WORK TO COMPLETE: Print the lines that start the entries and continue through the one holding "[leafbox] (db) at", please, exactly and with the pictures omitted.
* BEGIN EXERCISE INPUT *
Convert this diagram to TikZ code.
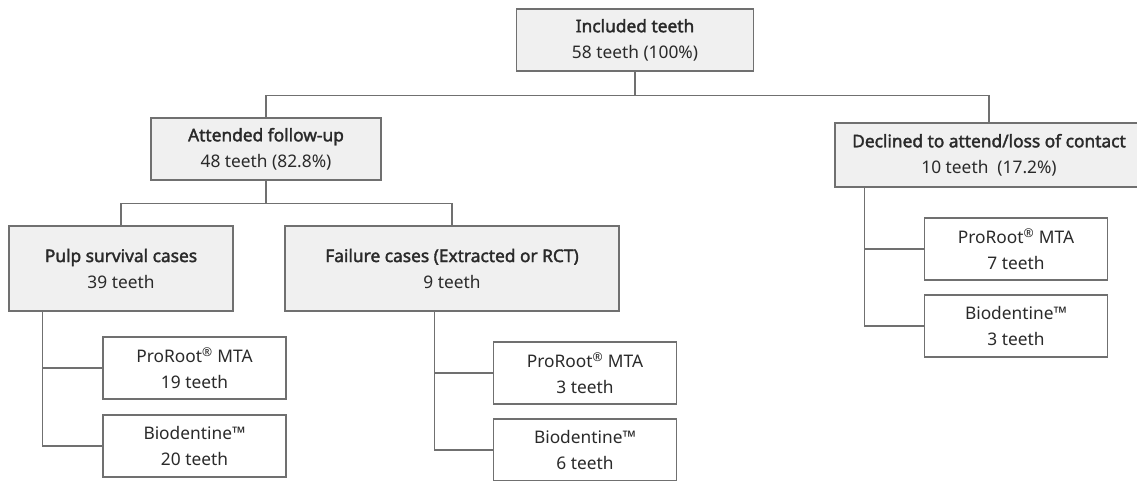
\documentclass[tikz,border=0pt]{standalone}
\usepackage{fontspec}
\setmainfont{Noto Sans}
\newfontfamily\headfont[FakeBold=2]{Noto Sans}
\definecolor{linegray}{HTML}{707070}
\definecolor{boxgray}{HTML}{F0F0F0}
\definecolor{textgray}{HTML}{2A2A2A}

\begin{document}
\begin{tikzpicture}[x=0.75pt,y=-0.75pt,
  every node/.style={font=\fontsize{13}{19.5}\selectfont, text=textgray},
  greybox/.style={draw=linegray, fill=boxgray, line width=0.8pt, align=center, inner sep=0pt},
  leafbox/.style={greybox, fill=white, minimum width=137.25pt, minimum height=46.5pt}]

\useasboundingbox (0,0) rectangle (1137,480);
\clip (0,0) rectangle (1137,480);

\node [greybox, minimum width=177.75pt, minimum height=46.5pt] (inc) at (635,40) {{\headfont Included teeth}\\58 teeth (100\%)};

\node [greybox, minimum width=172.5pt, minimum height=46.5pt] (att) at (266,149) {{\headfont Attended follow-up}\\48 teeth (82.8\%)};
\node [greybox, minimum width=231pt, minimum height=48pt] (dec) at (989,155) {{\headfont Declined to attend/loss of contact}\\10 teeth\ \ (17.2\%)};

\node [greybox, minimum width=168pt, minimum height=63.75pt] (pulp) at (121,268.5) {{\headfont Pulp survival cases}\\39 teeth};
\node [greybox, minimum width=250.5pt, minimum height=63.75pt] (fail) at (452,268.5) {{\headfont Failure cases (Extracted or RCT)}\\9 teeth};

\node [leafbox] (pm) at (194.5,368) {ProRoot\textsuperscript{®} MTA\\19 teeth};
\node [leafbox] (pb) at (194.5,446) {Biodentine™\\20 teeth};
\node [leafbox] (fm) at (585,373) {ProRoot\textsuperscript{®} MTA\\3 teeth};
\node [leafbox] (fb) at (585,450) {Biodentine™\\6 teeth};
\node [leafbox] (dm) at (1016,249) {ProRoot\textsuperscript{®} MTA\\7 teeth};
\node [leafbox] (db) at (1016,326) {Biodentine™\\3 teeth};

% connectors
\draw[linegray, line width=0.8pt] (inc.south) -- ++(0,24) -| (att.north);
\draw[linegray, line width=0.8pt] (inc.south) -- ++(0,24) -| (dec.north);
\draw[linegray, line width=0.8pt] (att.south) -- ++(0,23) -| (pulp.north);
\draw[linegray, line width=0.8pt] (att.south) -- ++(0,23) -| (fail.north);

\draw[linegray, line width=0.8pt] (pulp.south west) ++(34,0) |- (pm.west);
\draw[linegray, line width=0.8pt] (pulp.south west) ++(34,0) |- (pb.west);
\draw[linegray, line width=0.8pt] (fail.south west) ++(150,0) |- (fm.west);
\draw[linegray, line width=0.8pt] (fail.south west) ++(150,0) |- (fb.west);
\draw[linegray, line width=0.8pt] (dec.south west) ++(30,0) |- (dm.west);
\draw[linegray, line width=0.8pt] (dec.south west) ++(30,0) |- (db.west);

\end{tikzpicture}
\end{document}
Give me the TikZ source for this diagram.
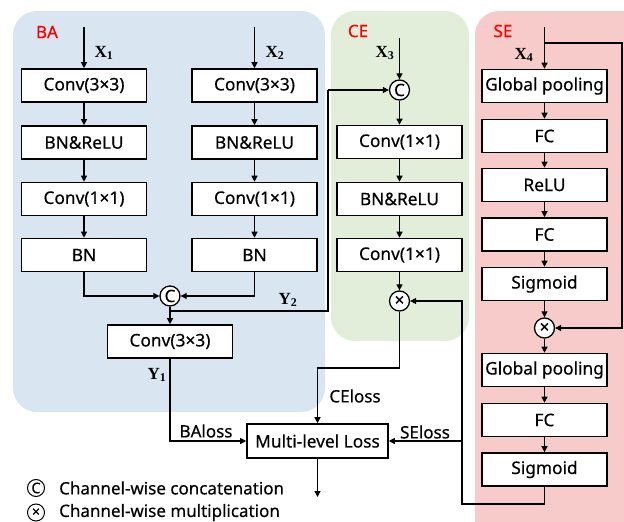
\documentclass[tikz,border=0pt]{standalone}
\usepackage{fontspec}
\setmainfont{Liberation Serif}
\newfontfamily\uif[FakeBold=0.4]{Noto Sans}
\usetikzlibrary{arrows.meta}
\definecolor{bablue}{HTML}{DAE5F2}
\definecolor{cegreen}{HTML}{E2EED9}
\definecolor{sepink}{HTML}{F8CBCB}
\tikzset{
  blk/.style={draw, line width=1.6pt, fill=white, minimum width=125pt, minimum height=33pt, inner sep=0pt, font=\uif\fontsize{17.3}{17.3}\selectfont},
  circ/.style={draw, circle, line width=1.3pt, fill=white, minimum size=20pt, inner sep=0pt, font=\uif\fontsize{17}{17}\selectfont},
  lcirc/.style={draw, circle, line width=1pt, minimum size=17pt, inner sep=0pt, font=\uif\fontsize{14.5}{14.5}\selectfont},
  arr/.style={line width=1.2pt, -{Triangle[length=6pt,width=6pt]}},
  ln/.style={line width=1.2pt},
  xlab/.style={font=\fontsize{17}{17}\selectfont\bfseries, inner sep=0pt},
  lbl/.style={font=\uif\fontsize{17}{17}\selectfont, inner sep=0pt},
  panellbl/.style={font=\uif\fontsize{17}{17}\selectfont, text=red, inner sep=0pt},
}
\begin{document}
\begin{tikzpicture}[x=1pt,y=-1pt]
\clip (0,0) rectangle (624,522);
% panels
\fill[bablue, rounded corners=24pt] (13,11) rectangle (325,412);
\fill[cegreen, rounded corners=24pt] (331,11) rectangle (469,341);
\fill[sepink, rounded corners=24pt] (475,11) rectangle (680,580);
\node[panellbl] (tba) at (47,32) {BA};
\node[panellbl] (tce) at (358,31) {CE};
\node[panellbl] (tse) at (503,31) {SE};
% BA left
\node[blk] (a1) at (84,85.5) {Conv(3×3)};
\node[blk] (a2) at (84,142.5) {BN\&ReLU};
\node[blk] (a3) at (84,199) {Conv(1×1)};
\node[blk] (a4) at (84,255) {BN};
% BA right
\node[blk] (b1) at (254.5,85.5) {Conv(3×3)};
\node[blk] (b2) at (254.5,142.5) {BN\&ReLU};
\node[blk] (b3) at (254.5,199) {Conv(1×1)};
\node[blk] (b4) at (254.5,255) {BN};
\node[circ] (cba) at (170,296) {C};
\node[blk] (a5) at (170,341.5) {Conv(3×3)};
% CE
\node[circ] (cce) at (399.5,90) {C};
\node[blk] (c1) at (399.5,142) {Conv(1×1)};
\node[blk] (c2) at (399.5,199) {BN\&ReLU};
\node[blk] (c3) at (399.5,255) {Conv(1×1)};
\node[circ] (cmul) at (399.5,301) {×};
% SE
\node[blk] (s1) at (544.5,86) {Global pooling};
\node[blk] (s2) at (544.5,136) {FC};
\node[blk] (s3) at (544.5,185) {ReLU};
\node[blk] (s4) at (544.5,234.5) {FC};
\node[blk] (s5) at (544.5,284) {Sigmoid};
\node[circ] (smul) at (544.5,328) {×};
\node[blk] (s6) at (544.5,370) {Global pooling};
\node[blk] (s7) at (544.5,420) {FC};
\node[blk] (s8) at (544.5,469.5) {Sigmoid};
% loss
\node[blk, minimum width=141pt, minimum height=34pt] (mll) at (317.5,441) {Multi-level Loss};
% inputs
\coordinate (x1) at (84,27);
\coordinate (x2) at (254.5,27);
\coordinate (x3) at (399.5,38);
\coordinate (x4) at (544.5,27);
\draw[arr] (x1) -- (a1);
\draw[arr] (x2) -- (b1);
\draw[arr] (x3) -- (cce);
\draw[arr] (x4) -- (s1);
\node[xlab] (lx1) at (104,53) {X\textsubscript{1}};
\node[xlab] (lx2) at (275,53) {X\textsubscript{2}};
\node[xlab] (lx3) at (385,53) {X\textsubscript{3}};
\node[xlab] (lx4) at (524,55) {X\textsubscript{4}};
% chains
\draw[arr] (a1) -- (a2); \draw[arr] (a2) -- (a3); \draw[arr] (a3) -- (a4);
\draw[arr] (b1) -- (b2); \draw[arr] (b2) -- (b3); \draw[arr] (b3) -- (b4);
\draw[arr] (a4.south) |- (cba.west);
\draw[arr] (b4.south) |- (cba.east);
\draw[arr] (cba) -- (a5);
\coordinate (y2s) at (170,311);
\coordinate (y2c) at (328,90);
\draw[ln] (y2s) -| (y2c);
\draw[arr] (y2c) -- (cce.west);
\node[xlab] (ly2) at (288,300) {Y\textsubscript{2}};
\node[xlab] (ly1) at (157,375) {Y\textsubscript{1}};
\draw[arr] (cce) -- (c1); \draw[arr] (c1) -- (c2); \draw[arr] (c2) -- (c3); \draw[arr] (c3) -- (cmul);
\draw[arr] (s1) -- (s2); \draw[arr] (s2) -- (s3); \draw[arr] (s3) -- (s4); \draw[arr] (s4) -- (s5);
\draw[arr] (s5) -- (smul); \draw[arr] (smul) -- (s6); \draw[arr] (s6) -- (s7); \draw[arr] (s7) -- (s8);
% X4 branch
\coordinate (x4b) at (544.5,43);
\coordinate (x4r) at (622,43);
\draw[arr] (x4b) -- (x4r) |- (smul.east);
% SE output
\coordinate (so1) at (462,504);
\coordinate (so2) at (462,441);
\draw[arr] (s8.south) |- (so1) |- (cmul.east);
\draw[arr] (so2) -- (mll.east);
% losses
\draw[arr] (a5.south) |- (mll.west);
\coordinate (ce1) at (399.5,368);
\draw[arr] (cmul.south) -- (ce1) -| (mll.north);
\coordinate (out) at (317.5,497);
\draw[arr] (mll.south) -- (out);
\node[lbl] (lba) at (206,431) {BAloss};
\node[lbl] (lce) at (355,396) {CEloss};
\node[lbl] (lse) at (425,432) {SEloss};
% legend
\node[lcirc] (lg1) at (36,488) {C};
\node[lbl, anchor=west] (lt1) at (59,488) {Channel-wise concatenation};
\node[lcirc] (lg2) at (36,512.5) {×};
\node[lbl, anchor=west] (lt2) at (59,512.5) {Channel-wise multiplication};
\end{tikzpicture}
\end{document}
* END EXERCISE INPUT *
EXERCISE RESPONSE:
Convert this diagram to TikZ code.
\documentclass[tikz,border=0pt]{standalone}
\usepackage{fontspec}
\setmainfont{Noto Sans}
\newfontfamily\headfont[FakeBold=2]{Noto Sans}
\definecolor{linegray}{HTML}{707070}
\definecolor{boxgray}{HTML}{F0F0F0}
\definecolor{textgray}{HTML}{2A2A2A}

\begin{document}
\begin{tikzpicture}[x=0.75pt,y=-0.75pt,
  every node/.style={font=\fontsize{13}{19.5}\selectfont, text=textgray},
  greybox/.style={draw=linegray, fill=boxgray, line width=0.8pt, align=center, inner sep=0pt},
  leafbox/.style={greybox, fill=white, minimum width=137.25pt, minimum height=46.5pt}]

\useasboundingbox (0,0) rectangle (1137,480);
\clip (0,0) rectangle (1137,480);

\node [greybox, minimum width=177.75pt, minimum height=46.5pt] (inc) at (635,40) {{\headfont Included teeth}\\58 teeth (100\%)};

\node [greybox, minimum width=172.5pt, minimum height=46.5pt] (att) at (266,149) {{\headfont Attended follow-up}\\48 teeth (82.8\%)};
\node [greybox, minimum width=231pt, minimum height=48pt] (dec) at (989,155) {{\headfont Declined to attend/loss of contact}\\10 teeth\ \ (17.2\%)};

\node [greybox, minimum width=168pt, minimum height=63.75pt] (pulp) at (121,268.5) {{\headfont Pulp survival cases}\\39 teeth};
\node [greybox, minimum width=250.5pt, minimum height=63.75pt] (fail) at (452,268.5) {{\headfont Failure cases (Extracted or RCT)}\\9 teeth};

\node [leafbox] (pm) at (194.5,368) {ProRoot\textsuperscript{®} MTA\\19 teeth};
\node [leafbox] (pb) at (194.5,446) {Biodentine™\\20 teeth};
\node [leafbox] (fm) at (585,373) {ProRoot\textsuperscript{®} MTA\\3 teeth};
\node [leafbox] (fb) at (585,450) {Biodentine™\\6 teeth};
\node [leafbox] (dm) at (1016,249) {ProRoot\textsuperscript{®} MTA\\7 teeth};
\node [leafbox] (db) at (1016,326) {Biodentine™\\3 teeth};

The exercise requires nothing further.